» Data extract
------------------------

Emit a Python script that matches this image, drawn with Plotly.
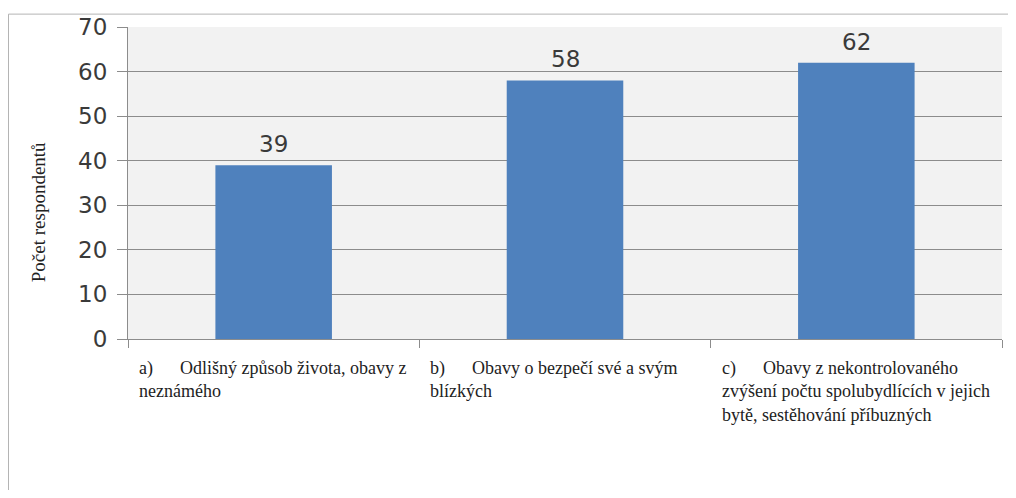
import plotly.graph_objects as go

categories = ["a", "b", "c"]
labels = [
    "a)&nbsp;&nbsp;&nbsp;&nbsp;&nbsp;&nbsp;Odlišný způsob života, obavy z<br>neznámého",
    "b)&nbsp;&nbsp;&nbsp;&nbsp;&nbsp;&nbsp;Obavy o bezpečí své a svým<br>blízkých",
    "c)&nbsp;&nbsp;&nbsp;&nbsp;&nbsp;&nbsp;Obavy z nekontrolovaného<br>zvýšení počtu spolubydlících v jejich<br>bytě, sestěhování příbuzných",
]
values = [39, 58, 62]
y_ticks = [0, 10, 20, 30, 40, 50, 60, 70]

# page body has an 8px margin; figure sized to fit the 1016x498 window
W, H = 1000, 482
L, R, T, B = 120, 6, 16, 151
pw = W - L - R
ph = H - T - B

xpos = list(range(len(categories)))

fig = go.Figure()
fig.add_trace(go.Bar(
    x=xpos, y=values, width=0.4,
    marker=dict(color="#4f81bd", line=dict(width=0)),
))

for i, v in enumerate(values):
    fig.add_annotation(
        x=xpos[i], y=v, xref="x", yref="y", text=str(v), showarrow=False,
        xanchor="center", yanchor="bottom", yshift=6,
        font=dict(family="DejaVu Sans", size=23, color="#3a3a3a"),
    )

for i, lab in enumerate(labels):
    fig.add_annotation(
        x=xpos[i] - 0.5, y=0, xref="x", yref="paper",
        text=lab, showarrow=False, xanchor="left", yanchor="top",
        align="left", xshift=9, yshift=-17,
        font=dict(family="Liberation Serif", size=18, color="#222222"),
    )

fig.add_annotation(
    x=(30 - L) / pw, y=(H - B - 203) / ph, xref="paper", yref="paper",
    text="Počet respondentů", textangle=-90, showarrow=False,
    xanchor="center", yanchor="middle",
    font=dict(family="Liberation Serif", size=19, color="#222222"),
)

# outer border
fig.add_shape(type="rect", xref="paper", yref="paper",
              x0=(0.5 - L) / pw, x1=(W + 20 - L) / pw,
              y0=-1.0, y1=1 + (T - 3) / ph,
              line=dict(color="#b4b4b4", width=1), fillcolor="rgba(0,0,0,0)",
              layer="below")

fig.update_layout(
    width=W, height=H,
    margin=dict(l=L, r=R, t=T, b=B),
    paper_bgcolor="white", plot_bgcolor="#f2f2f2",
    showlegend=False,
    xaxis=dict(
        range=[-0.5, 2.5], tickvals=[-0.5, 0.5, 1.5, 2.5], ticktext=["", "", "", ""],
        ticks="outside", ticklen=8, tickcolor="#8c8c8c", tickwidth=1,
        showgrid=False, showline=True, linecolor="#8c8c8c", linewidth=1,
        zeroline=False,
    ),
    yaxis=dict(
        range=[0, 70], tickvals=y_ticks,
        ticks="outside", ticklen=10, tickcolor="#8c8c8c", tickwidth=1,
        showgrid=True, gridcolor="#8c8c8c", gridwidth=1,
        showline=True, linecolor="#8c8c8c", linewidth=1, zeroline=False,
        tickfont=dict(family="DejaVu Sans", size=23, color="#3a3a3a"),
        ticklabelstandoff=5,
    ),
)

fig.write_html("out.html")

------------------------

» Work to be completed
Only lines belong in the copy: transcribe those from the start of the data through the line that contains "import plotly.graph_objects as go", and skip the pictures.

» Exercise output
Emit a Python script that matches this image, drawn with Plotly.
import plotly.graph_objects as go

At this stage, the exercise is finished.